WHAT THIS TASK INVOLVES: Go through the material below and count the lines with the string "matplotlib"; the number is the whole answer.

PROVIDED MATERIAL:
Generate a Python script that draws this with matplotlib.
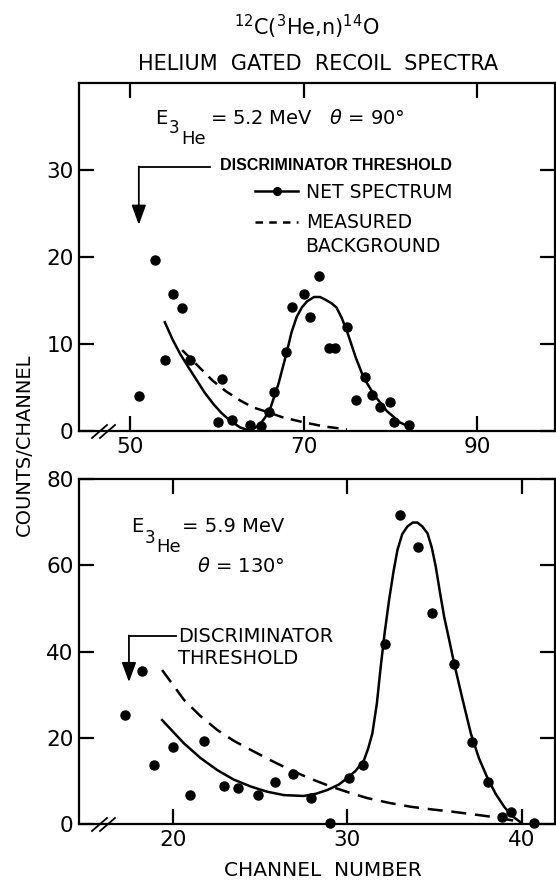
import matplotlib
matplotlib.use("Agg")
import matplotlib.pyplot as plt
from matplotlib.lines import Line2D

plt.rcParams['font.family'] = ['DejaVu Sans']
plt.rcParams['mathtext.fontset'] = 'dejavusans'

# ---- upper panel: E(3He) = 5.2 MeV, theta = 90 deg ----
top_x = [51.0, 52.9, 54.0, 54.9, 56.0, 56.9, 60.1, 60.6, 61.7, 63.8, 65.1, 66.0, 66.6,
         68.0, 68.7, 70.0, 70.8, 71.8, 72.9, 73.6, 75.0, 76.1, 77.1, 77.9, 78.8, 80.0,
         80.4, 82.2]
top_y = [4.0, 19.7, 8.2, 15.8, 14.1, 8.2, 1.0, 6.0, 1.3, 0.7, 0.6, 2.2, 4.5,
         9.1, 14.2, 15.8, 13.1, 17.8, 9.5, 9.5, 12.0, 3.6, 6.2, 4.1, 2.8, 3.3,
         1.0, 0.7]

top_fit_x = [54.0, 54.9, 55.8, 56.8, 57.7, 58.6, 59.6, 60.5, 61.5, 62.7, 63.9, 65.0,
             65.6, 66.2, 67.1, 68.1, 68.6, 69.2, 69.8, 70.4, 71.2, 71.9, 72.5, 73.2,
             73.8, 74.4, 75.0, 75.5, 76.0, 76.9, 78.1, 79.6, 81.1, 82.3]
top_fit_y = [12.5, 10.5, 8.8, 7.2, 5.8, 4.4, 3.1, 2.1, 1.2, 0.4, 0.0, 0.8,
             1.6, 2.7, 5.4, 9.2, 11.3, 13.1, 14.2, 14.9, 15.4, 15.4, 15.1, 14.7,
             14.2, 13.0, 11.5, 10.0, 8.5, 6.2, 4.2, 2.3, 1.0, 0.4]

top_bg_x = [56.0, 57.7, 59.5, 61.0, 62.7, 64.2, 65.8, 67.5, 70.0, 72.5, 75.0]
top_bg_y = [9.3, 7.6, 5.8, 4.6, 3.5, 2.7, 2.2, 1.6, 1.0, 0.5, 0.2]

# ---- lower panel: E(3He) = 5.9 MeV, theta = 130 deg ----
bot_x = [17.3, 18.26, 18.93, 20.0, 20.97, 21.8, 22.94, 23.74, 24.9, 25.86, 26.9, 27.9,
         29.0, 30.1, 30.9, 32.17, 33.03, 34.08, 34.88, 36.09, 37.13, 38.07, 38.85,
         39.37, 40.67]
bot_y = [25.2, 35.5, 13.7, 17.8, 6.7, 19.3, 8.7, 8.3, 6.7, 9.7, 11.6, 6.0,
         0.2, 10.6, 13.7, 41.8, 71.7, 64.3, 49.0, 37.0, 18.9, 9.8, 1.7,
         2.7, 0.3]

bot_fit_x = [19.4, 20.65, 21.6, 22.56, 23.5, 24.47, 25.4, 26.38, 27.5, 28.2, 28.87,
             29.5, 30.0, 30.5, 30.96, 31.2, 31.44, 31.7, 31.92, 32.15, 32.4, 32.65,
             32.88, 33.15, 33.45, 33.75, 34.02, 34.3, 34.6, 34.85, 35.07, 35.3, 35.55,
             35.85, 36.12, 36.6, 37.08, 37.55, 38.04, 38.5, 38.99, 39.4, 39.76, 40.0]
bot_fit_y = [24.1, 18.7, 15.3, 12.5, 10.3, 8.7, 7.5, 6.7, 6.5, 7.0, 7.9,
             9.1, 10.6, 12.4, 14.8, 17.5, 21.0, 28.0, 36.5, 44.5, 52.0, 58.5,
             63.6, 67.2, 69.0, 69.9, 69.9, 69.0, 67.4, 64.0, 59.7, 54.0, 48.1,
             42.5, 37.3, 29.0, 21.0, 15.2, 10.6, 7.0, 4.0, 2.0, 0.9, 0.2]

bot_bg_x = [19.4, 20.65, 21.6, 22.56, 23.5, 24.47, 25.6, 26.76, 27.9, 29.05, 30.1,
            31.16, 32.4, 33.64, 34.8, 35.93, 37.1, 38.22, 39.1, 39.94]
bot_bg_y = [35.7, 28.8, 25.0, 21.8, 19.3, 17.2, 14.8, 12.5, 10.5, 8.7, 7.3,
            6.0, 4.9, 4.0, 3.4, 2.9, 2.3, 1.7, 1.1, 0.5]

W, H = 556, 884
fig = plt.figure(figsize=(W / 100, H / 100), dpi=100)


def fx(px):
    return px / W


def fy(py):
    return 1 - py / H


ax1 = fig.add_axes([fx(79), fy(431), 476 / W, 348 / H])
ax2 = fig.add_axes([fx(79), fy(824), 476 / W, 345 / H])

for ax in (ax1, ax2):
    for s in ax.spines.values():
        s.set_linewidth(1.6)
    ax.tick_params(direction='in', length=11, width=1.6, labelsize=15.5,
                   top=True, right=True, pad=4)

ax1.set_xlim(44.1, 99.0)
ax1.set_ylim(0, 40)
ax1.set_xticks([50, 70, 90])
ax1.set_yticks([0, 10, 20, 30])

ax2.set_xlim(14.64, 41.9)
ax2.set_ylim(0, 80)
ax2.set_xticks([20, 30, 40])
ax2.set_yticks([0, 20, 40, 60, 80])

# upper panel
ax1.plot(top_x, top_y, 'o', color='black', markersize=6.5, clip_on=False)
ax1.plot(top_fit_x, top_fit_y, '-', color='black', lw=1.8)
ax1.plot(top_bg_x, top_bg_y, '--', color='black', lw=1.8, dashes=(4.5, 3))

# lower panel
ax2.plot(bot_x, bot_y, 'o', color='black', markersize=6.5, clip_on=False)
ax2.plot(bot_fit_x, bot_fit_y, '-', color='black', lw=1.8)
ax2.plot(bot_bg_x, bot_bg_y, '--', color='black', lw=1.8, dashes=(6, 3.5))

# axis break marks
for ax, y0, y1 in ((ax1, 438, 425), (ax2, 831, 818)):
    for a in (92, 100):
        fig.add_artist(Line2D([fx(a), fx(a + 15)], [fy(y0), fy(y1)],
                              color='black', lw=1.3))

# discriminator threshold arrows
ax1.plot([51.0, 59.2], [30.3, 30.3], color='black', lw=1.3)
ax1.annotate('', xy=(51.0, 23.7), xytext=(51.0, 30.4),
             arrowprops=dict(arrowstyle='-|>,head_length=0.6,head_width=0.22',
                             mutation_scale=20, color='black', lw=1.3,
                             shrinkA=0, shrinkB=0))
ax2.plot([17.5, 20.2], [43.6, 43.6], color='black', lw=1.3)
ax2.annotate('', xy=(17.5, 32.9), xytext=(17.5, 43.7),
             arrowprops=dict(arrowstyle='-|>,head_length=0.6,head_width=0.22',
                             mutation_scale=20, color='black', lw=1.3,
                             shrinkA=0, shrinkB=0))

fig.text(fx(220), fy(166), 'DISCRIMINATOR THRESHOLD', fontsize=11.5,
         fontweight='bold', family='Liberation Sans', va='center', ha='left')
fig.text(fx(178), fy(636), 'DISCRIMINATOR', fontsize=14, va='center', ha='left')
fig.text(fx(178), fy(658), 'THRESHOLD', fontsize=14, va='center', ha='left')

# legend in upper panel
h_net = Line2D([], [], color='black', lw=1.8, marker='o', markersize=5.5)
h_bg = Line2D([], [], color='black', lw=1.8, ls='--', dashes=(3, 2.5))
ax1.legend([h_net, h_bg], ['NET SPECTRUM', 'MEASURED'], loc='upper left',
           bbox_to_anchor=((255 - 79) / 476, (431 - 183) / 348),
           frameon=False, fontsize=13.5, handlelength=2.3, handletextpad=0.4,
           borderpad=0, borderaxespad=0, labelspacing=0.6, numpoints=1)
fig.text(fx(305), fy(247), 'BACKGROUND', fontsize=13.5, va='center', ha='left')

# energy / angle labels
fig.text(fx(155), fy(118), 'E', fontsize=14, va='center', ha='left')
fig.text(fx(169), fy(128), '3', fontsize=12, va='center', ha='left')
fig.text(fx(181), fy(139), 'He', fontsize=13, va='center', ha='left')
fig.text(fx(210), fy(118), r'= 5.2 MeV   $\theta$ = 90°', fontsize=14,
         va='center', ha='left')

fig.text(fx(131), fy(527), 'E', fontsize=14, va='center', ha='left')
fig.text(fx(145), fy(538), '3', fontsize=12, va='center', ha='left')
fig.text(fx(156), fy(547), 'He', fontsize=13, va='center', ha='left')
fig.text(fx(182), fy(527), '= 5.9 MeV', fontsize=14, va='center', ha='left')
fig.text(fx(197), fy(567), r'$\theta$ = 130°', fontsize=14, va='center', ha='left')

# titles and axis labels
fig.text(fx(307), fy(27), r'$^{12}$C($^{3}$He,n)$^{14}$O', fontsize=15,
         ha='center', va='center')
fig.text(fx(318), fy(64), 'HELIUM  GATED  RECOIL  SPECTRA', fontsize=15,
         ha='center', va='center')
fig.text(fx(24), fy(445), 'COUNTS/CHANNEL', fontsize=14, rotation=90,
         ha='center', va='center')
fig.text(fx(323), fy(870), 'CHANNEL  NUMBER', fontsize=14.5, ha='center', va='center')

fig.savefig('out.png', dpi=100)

FINAL RESULT: 5